* GIVEN EXERCISE *
Extract only the lines running from the top of the entries to the line that holds "const data = labelLines.map((lines, i)". Include that line and omit the pictures.
* Begin ITEMS *
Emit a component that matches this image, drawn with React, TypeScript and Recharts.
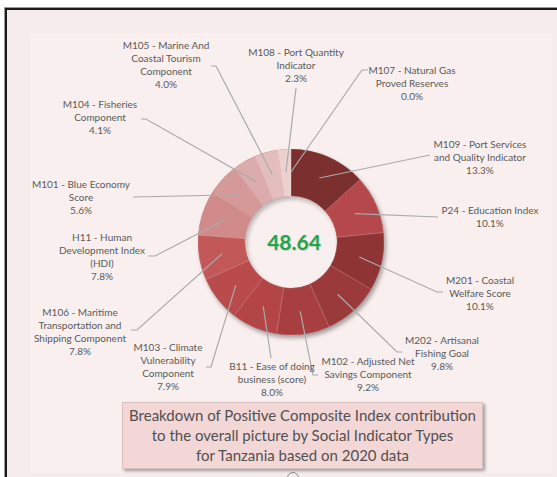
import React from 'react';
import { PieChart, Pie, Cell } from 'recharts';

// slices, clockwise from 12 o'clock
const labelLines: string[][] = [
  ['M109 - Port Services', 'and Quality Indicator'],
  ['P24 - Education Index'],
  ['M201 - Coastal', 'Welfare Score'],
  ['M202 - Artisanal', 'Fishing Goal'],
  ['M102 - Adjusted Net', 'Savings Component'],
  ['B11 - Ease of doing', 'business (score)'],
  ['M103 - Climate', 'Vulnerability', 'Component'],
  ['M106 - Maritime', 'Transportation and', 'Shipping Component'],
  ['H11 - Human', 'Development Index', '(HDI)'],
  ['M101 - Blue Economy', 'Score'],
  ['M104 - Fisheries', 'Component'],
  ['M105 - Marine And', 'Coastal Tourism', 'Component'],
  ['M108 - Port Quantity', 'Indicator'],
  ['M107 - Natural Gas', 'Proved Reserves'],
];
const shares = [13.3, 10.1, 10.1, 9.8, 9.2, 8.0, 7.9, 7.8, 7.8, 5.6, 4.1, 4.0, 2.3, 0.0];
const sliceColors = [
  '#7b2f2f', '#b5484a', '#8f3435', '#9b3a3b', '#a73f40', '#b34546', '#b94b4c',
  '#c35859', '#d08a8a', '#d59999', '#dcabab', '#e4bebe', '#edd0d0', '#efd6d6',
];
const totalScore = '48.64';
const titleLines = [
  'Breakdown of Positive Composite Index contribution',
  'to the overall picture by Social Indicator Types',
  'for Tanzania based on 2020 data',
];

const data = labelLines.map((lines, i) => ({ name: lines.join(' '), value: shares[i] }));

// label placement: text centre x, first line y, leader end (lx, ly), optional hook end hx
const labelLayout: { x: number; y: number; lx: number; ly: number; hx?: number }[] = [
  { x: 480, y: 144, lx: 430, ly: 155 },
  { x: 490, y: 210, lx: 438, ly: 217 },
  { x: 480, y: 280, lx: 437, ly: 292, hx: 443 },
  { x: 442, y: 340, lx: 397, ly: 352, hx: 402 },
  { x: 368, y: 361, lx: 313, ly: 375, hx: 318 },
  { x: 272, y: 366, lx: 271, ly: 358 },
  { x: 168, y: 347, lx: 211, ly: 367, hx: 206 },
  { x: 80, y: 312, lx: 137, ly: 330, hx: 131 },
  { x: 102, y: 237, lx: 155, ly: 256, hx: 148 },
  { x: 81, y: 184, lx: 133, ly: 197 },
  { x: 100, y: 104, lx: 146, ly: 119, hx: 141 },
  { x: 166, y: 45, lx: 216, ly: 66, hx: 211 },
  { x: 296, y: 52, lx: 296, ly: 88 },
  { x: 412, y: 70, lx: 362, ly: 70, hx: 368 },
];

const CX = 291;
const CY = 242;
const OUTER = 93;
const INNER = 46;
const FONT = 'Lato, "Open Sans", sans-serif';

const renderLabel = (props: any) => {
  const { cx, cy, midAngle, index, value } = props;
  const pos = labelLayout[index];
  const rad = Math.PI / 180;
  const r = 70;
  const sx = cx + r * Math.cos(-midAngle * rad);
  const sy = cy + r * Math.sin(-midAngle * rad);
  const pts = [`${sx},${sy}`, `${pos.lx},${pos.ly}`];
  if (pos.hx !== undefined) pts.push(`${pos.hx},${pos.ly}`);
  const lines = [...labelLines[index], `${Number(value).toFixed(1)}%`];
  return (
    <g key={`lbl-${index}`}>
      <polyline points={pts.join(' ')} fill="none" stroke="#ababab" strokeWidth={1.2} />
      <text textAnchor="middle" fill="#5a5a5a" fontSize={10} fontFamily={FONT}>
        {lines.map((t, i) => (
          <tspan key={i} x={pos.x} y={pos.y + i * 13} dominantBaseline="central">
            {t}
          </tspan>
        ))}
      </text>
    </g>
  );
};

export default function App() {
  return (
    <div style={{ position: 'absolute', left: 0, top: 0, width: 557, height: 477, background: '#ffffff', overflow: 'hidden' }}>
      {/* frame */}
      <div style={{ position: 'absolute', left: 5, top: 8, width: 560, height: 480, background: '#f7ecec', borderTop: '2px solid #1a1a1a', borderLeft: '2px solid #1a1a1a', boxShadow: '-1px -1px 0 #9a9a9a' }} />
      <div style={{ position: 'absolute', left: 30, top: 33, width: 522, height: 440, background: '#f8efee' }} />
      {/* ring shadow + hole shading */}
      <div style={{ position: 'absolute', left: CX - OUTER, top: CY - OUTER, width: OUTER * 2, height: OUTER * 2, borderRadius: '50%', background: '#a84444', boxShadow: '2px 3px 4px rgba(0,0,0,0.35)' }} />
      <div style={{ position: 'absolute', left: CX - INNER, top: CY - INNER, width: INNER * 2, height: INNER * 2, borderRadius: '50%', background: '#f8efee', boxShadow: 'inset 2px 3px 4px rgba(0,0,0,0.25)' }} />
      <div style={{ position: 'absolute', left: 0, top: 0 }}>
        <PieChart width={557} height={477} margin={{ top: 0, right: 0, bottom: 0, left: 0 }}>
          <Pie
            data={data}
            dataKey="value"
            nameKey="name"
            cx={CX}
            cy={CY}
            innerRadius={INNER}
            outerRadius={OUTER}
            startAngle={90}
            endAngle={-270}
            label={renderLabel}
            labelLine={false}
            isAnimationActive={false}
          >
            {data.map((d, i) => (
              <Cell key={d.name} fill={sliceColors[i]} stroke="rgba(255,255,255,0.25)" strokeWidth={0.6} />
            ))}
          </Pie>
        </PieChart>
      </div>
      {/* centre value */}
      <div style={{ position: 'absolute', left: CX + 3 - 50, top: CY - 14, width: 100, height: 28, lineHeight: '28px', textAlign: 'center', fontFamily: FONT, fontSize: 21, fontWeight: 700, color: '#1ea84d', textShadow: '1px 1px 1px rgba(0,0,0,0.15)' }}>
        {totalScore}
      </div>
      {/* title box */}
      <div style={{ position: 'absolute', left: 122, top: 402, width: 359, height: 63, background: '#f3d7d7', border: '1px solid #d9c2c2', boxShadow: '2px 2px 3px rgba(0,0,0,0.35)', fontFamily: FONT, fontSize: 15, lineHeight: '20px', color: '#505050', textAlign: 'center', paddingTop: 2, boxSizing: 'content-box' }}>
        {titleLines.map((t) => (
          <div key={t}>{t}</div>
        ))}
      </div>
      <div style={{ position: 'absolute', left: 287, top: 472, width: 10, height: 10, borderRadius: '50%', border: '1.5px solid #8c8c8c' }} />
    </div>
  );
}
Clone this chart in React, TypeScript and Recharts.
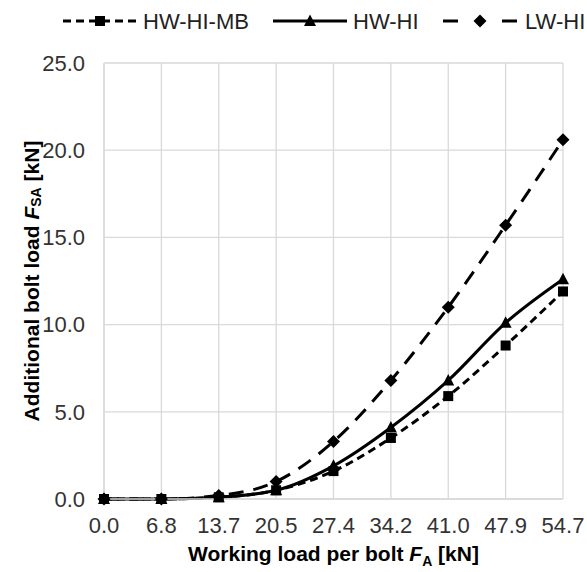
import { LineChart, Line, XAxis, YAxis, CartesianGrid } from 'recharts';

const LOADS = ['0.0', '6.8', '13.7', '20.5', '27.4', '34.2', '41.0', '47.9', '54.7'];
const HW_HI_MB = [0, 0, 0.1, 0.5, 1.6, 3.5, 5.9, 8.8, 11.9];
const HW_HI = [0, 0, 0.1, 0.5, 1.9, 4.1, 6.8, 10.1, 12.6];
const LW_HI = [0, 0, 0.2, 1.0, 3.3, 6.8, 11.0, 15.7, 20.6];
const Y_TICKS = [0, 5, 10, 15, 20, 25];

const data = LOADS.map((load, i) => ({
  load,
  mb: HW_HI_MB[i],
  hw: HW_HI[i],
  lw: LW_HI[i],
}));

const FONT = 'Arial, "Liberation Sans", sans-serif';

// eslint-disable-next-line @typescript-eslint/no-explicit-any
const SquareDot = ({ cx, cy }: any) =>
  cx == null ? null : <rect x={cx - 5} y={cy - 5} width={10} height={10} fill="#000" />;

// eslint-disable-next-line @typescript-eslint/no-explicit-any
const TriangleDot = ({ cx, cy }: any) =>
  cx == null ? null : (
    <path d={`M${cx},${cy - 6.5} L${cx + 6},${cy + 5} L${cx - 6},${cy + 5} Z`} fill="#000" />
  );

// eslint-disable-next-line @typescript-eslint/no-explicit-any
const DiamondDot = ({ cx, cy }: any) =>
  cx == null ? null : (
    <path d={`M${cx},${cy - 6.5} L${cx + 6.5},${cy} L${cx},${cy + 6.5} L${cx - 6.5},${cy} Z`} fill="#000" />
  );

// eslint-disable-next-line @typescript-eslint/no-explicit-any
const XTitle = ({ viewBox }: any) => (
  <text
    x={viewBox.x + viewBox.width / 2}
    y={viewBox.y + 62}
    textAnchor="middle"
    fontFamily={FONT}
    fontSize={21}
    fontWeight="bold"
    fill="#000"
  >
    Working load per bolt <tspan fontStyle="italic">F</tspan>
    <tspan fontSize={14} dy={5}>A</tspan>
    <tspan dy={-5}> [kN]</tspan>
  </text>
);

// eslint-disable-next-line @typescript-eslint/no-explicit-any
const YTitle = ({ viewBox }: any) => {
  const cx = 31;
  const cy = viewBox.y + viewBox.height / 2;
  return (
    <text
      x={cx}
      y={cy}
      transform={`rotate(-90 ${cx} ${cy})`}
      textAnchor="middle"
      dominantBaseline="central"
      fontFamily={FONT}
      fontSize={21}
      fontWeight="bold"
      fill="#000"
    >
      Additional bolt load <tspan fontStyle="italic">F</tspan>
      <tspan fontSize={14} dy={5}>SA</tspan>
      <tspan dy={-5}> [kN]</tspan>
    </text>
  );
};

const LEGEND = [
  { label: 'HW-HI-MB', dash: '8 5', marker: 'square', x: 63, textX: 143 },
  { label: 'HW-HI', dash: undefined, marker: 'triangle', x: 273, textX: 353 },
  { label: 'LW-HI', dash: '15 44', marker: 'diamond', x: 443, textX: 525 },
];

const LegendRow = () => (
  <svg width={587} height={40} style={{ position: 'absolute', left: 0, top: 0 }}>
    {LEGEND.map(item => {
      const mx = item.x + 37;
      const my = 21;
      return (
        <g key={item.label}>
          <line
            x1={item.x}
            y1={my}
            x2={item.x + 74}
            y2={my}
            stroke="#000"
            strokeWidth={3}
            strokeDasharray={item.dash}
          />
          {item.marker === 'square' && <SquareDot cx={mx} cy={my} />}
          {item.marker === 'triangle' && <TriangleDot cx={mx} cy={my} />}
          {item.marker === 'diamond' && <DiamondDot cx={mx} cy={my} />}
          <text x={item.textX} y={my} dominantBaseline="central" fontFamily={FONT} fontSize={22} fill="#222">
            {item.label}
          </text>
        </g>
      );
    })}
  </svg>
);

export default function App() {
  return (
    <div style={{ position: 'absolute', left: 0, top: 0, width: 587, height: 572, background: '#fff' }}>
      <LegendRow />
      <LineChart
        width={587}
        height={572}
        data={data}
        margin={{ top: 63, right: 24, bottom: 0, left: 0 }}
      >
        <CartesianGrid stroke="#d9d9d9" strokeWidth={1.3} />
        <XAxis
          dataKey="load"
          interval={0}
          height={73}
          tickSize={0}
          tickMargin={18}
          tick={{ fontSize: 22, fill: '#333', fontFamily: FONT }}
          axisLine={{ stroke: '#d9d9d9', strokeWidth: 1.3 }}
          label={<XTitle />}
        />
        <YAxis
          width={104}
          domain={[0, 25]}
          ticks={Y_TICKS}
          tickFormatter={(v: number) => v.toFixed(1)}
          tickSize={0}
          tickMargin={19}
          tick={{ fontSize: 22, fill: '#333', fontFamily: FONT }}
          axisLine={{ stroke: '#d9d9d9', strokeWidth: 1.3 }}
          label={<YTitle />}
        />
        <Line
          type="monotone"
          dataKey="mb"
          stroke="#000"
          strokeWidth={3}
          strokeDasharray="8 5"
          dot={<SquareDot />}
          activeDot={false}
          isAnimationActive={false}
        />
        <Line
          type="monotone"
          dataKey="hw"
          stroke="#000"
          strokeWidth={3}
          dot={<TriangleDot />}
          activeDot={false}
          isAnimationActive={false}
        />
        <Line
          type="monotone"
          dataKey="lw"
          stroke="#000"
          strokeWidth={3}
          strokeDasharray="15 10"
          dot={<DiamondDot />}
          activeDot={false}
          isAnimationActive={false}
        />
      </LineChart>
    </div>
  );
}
* End ITEMS *
* FINAL RESULT *
Emit a component that matches this image, drawn with React, TypeScript and Recharts.
import React from 'react';
import { PieChart, Pie, Cell } from 'recharts';

// slices, clockwise from 12 o'clock
const labelLines: string[][] = [
  ['M109 - Port Services', 'and Quality Indicator'],
  ['P24 - Education Index'],
  ['M201 - Coastal', 'Welfare Score'],
  ['M202 - Artisanal', 'Fishing Goal'],
  ['M102 - Adjusted Net', 'Savings Component'],
  ['B11 - Ease of doing', 'business (score)'],
  ['M103 - Climate', 'Vulnerability', 'Component'],
  ['M106 - Maritime', 'Transportation and', 'Shipping Component'],
  ['H11 - Human', 'Development Index', '(HDI)'],
  ['M101 - Blue Economy', 'Score'],
  ['M104 - Fisheries', 'Component'],
  ['M105 - Marine And', 'Coastal Tourism', 'Component'],
  ['M108 - Port Quantity', 'Indicator'],
  ['M107 - Natural Gas', 'Proved Reserves'],
];
const shares = [13.3, 10.1, 10.1, 9.8, 9.2, 8.0, 7.9, 7.8, 7.8, 5.6, 4.1, 4.0, 2.3, 0.0];
const sliceColors = [
  '#7b2f2f', '#b5484a', '#8f3435', '#9b3a3b', '#a73f40', '#b34546', '#b94b4c',
  '#c35859', '#d08a8a', '#d59999', '#dcabab', '#e4bebe', '#edd0d0', '#efd6d6',
];
const totalScore = '48.64';
const titleLines = [
  'Breakdown of Positive Composite Index contribution',
  'to the overall picture by Social Indicator Types',
  'for Tanzania based on 2020 data',
];

const data = labelLines.map((lines, i) => ({ name: lines.join(' '), value: shares[i] }));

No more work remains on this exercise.